Facebook and other internet outlets have been full of controversy all weekend. For the most part, I have stayed out of it, but before the next fight emerges, I have a simple observation to make:
Yes, this is the correct historical approach:
Moreover, the long- grieving families of those who died on a battlefield are justified in objecting to anyone who wishes them a “Happy Memorial Day.” This day is meant to be somber and reflective. It’s not about barbecued ribs or the kickoff for summer. It's about the dead.
But on the other side of the controversy are those who lived through the wars but who have been forever changed by the experience — "dead men walking," indeed.

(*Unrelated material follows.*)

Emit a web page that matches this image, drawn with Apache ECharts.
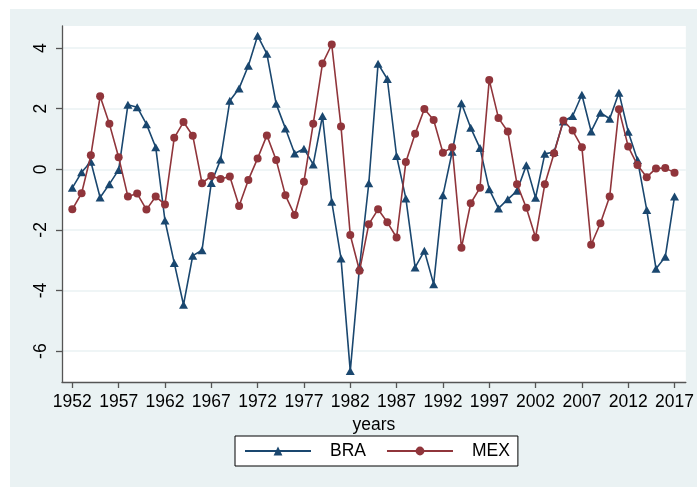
<!DOCTYPE html>
<html>
<head>
<meta charset="utf-8">
<script src="https://cdn.jsdelivr.net/npm/echarts@6/dist/echarts.min.js"></script>
<style>
html,body{margin:0;padding:0;background:#fff;}
#chart{width:697px;height:487px;}
</style>
</head>
<body>
<div id="chart"></div>
<script>
const years = [1952,1953,1954,1955,1956,1957,1958,1959,1960,1961,1962,1963,1964,1965,1966,1967,1968,1969,1970,1971,1972,1973,1974,1975,1976,1977,1978,1979,1980,1981,1982,1983,1984,1985,1986,1987,1988,1989,1990,1991,1992,1993,1994,1995,1996,1997,1998,1999,2000,2001,2002,2003,2004,2005,2006,2007,2008,2009,2010,2011,2012,2013,2014,2015,2016,2017];
const bra = [-0.61,-0.10,0.25,-0.93,-0.49,-0.02,2.13,2.05,1.49,0.73,-1.69,-3.09,-4.47,-2.85,-2.67,-0.45,0.32,2.26,2.67,3.42,4.41,3.81,2.16,1.35,0.52,0.68,0.16,1.76,-1.07,-2.94,-6.66,-3.22,-0.46,3.48,2.98,0.44,-0.96,-3.24,-2.69,-3.79,-0.86,0.58,2.18,1.37,0.70,-0.66,-1.29,-0.99,-0.71,0.13,-0.94,0.51,0.57,1.58,1.76,2.46,1.25,1.87,1.67,2.53,1.24,0.31,-1.34,-3.28,-2.89,-0.90];
const mex = [-1.32,-0.79,0.46,2.41,1.50,0.40,-0.90,-0.80,-1.33,-0.90,-1.16,1.04,1.56,1.11,-0.46,-0.22,-0.32,-0.24,-1.21,-0.35,0.36,1.12,0.31,-0.86,-1.51,-0.41,1.50,3.49,4.12,1.41,-2.17,-3.35,-1.81,-1.32,-1.75,-2.25,0.24,1.17,1.99,1.63,0.55,0.73,-2.59,-1.12,-0.61,2.95,1.69,1.25,-0.49,-1.27,-2.25,-0.49,0.53,1.61,1.28,0.73,-2.49,-1.78,-0.90,1.98,0.75,0.14,-0.26,0.03,0.04,-0.11];
const xTicks = [1952,1957,1962,1967,1972,1977,1982,1987,1992,1997,2002,2007,2012,2017];
const yTicks = [-6,-4,-2,0,2,4];
const seriesNames = ['BRA','MEX'];

const navy = '#1a476f', maroon = '#90353b', bg = '#eaf2f3';
const font = '"Liberation Sans", Arial, sans-serif';

const chart = echarts.init(document.getElementById('chart'), null, {renderer:'canvas'});
chart.setOption({
  animation: false,
  backgroundColor: '#fff',
  graphic: {
    elements: [{
      type: 'rect', z: -100, silent: true,
      shape: {x: 10, y: 9, width: 687, height: 478},
      style: {fill: bg}
    }]
  },
  grid: {
    left: 62, top: 26, right: 6, bottom: 105,
    show: true, backgroundColor: '#fff', borderWidth: 0
  },
  legend: {
    data: seriesNames,
    left: 235, top: 436,
    padding: [6, 8, 6, 9],
    backgroundColor: '#fff',
    borderColor: '#000', borderWidth: 1, borderRadius: 0,
    itemWidth: 66, itemHeight: 11, itemGap: 20,
    textStyle: {fontFamily: font, fontSize: 17.5, color: '#000', padding: [0,0,0,14]}
  },
  xAxis: {
    type: 'value', min: 1950.886, max: 2018.22,
    name: 'years', nameLocation: 'middle', nameGap: 24,
    nameTextStyle: {fontFamily: font, fontSize: 17.5, color: '#000'},
    axisLine: {show: true, onZero: false, lineStyle: {color: '#555', width: 1.3}},
    axisTick: {show: true, length: 6, customValues: xTicks, lineStyle: {color: '#555', width: 1.3}},
    axisLabel: {customValues: xTicks, margin: 11, fontFamily: font, fontSize: 17.5, color: '#000', formatter: v => String(v), showMinLabel: true, showMaxLabel: true, hideOverlap: false},
    splitLine: {show: false}
  },
  yAxis: {
    type: 'value', min: -7.02, max: 4.73,
    axisLine: {show: true, onZero: false, lineStyle: {color: '#555', width: 1.3}},
    axisTick: {show: true, length: 6, customValues: yTicks, lineStyle: {color: '#555', width: 1.3}},
    axisLabel: {customValues: yTicks, rotate: 90, margin: 12, fontFamily: font, fontSize: 17.5, color: '#000'},
    splitLine: {show: true, lineStyle: {color: bg, width: 1.5}}
  },
  series: [
    {
      name: 'BRA', type: 'line',
      data: years.map((y, i) => [y, bra[i]]),
      symbol: 'triangle', symbolSize: [9, 8],
      lineStyle: {color: navy, width: 1.6},
      itemStyle: {color: navy},
      z: 2
    },
    {
      name: 'MEX', type: 'line',
      data: years.map((y, i) => [y, mex[i]]),
      symbol: 'circle', symbolSize: 8,
      lineStyle: {color: maroon, width: 1.6},
      itemStyle: {color: maroon},
      z: 3
    }
  ]
});
</script>
</body>
</html>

On Memorial Day, should we honor the soldier who stepped on a land mine, but not recognize the soldier who came home from the war without so much as a Purple Heart? One who (like my own brother) was so mentally and emotionally damaged by his experiences at Iwo Jima that he never had the ability to get his life back on track. Hallucinations, nightmares, raging alcoholism, and unexplainable rages were his daily reality — and the reality for his family as well.
On Memorial Day, should we honor the sailor whose ship was torpedoed, but not honor the soldier who (like my husband) came home from his war unscathed? One who discovered too late that exposure to deadly chemicals in Vietnam had caused permanent and fatal deterioration of his heart muscle.
So, yes, those of you who support the historical meaning of Memorial Day, you are literally correct — right up to the point at which you deny your recognition and respect to those who didn’t suffer a quick and immediate death. Death on a battlefield is devastating, but so is the living death of a man who lives for sixty more years with the ravages of PTSD — and as well as for a man who lives for forty-five more years with the hovering threat of dropping dead without warning.
As you can see, this is all personal to me. When you say this to someone — “You’re wrong. It’s not your day.” — you are talking about my family. Both the men in the examples above are my veterans who now lie buried in national cemeteries, and yes, they both received their little flags this weekend to honor their sacrifice. But while they lived, they carried their war damage with them every day. Please — next year — before you criticize a living veteran for expecting to be honored on the “wrong” day, remember that a living veteran may well be a dead man walking.